- **AVAILABLE DATA**
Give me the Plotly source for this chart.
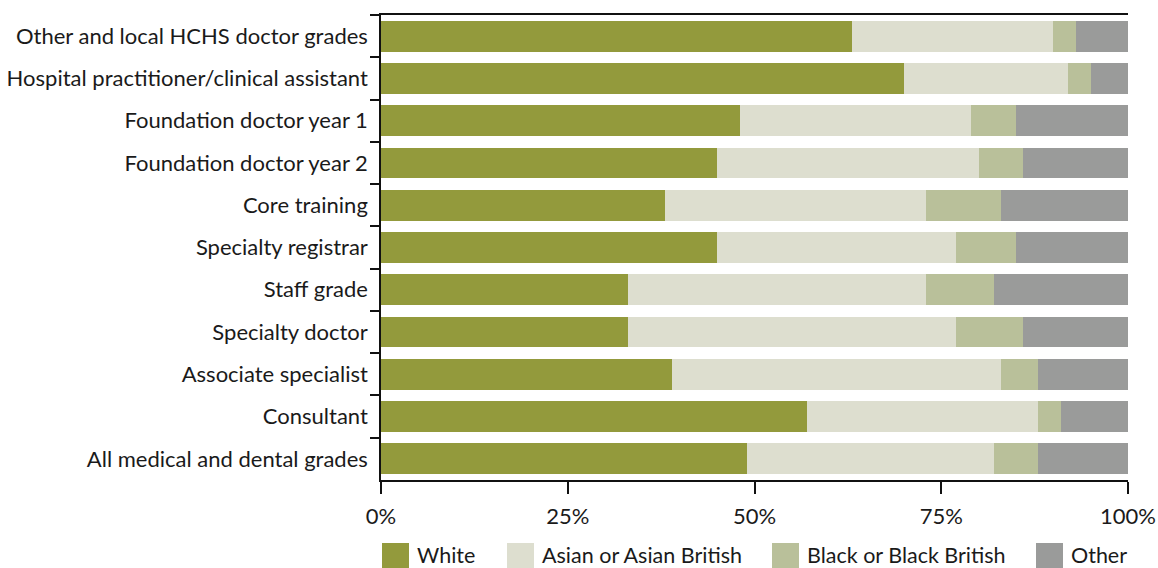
import plotly.graph_objects as go

grades = [
    "Other and local HCHS doctor grades",
    "Hospital practitioner/clinical assistant",
    "Foundation doctor year 1",
    "Foundation doctor year 2",
    "Core training",
    "Specialty registrar",
    "Staff grade",
    "Specialty doctor",
    "Associate specialist",
    "Consultant",
    "All medical and dental grades",
]

white = [63, 70, 48, 45, 38, 45, 33, 33, 39, 57, 49]
asian = [27, 22, 31, 35, 35, 32, 40, 44, 44, 31, 33]
black = [3, 3, 6, 6, 10, 8, 9, 9, 5, 3, 6]
other = [7, 5, 15, 14, 17, 15, 18, 14, 12, 9, 12]

series_names = ["White", "Asian or Asian British", "Black or Black British", "Other"]
series_values = [white, asian, black, other]
colors = ["#939a3c", "#dddecf", "#b9c09a", "#9a9b9a"]

x_ticks = [0, 25, 50, 75, 100]
x_tick_labels = ["0%", "25%", "50%", "75%", "100%"]

FONT = "Lato, 'Open Sans', sans-serif"
SIZE = 22
TEXT = "#1a1a1a"

fig = go.Figure()
for name, vals, col in zip(series_names, series_values, colors):
    fig.add_trace(go.Bar(
        y=grades, x=vals, name=name, orientation="h",
        marker=dict(color=col, line=dict(width=0)),
        showlegend=False, hoverinfo="skip",
    ))

fig.update_layout(
    barmode="stack",
    bargap=0.27,
    width=1158, height=568,
    margin=dict(l=381, r=30, t=15, b=88),
    paper_bgcolor="white", plot_bgcolor="white",
    font=dict(family=FONT, size=SIZE, color=TEXT),
)

fig.update_xaxes(
    range=[0, 100], tickvals=x_ticks, ticktext=x_tick_labels,
    showgrid=False, zeroline=False, automargin=False,
    showline=True, linecolor="#111", linewidth=1.5, mirror=True,
    ticks="outside", ticklen=12, tickwidth=1.5, tickcolor="#111",
    ticklabelstandoff=4,
    tickfont=dict(family=FONT, size=SIZE, color=TEXT),
)
fig.update_yaxes(
    autorange="reversed", tickson="boundaries",
    showgrid=False, zeroline=False, automargin=False,
    showline=True, linecolor="#111", linewidth=1.5,
    ticks="outside", ticklen=9, tickwidth=1.5, tickcolor="#111",
    ticklabelstandoff=7,
    tickfont=dict(family=FONT, size=SIZE, color=TEXT),
)

# Custom legend row below the axis
legend_x = [382, 507, 772, 1036]
for name, col, lx in zip(series_names, colors, legend_x):
    fig.add_shape(type="rect", xref="paper", yref="paper",
                  x0=(lx - 381) / 747, x1=(lx + 27 - 381) / 747,
                  y0=(480 - 568) / 465, y1=(480 - 543) / 465,
                  fillcolor=col, line=dict(width=0))
    fig.add_annotation(text=name, xref="paper", yref="paper",
                       x=(lx + 33 - 381) / 747, y=(480 - 555) / 465,
                       xanchor="left", yanchor="middle", showarrow=False,
                       font=dict(family=FONT, size=21.5, color=TEXT))

fig.write_html("out.html")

- **EXERCISE TASK**
Print the data above verbatim from the first line through the line holding "import plotly.graph_objects as go", leaving every picture out.

- **REPLY TO THE TASK**
Give me the Plotly source for this chart.
import plotly.graph_objects as go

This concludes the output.